Douroub: Promoting Syrian Intangible Cultural Heritage
The Douroub project seeks to promote Syrian intangible cultural heritage in the lives and future of Syrians and to solidify the ties with the identity of Syrian refugees. Furthermore, it aims to share a part of the Syrian intangible heritage with Arabic speakers wherever they may be.
Douroub aims to reinforce some components of the cultural map as a practical tool of knowledge, as well as utilising artistic approaches to promote the stability of these communities and provide platforms for them to share their stories and collective memory. Moreover, it applies a modern and advanced approach to electronically preserve the Syrian intangible heritage to always have it available in upcoming years for all generations.
Introduction & Work Approaches
For centuries, Syrian folk heritage has been a bedrock of national and regional heritage and social identity.
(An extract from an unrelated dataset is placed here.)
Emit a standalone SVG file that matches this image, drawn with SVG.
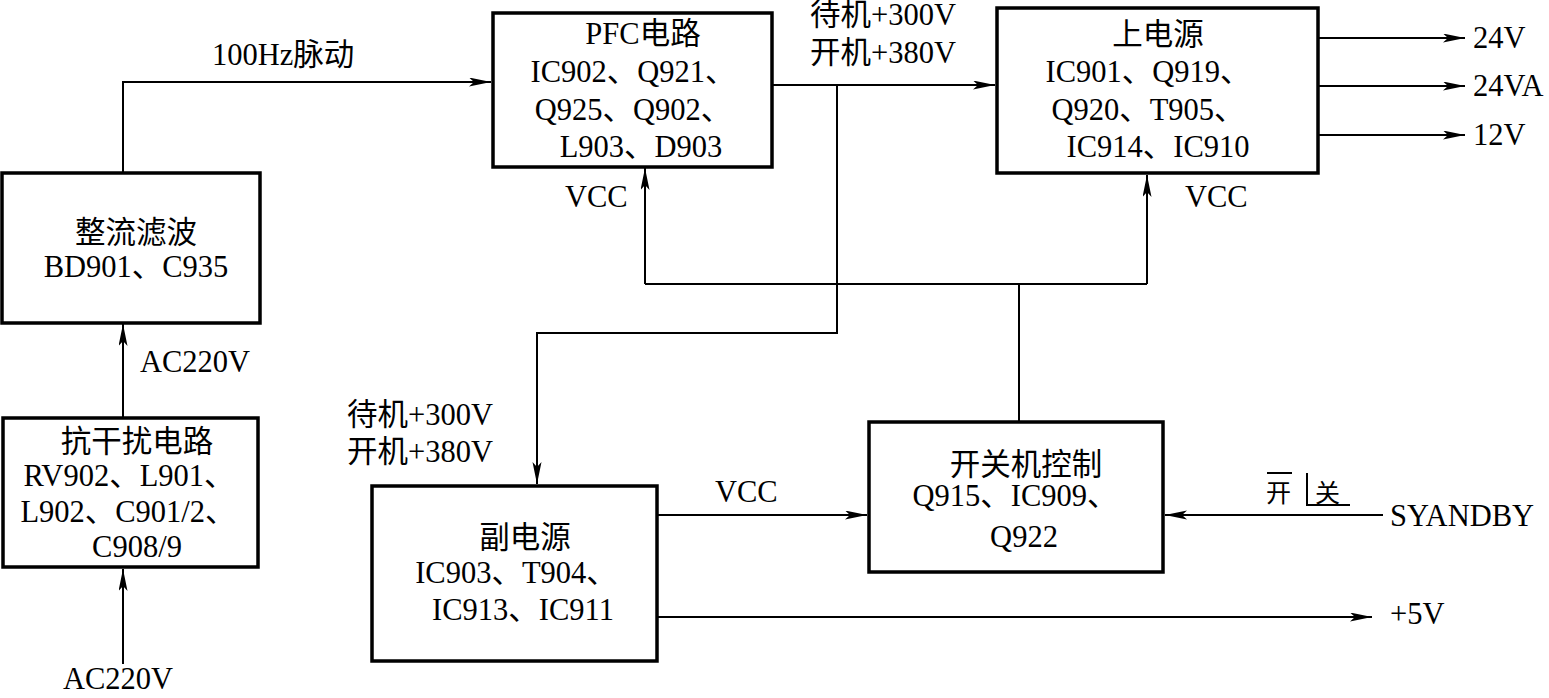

This umbrella term ‘folk heritage’ encompasses oral traditions, crafts, and other popular cultural expressions founded on traditional knowledge and custom transmitted intergenerationally. The significance of this heritage cannot be understated - Syrian epic poetry, for example, even informed the Homerian epic, itself the basis of European epic literature. Yet today, Syria folk heritages are under severe threat of extinction due to challenges arising from conflict and the climate crisis.
Recent years have seen a swift acceleration of climate crisis, conflict, scarcity, and exodus across Syria having serious implications for the survival of Syrian cultural heritage. Moreover, most heritage in Syria has historically been transmitted intergenerationally through the family: today, families have been shattered by death and displacement, and desperation has driven family members away from traditional jobs, social roles, and activities.
Against this backdrop, Ettijahat-Independent Culture aims to respond to the need of safeguarding efforts to protect Syrian intangible cultural heritage and to empower and train other heritage sector stakeholders in order that they can do the same. Ettijahat will prioritise the heritages of communities with a focus on ‘minority’ groups categorised by shared ethnicity, religious/spiritual beliefs, sexual orientation, gender, political affiliation, geographical location, or social or economic status.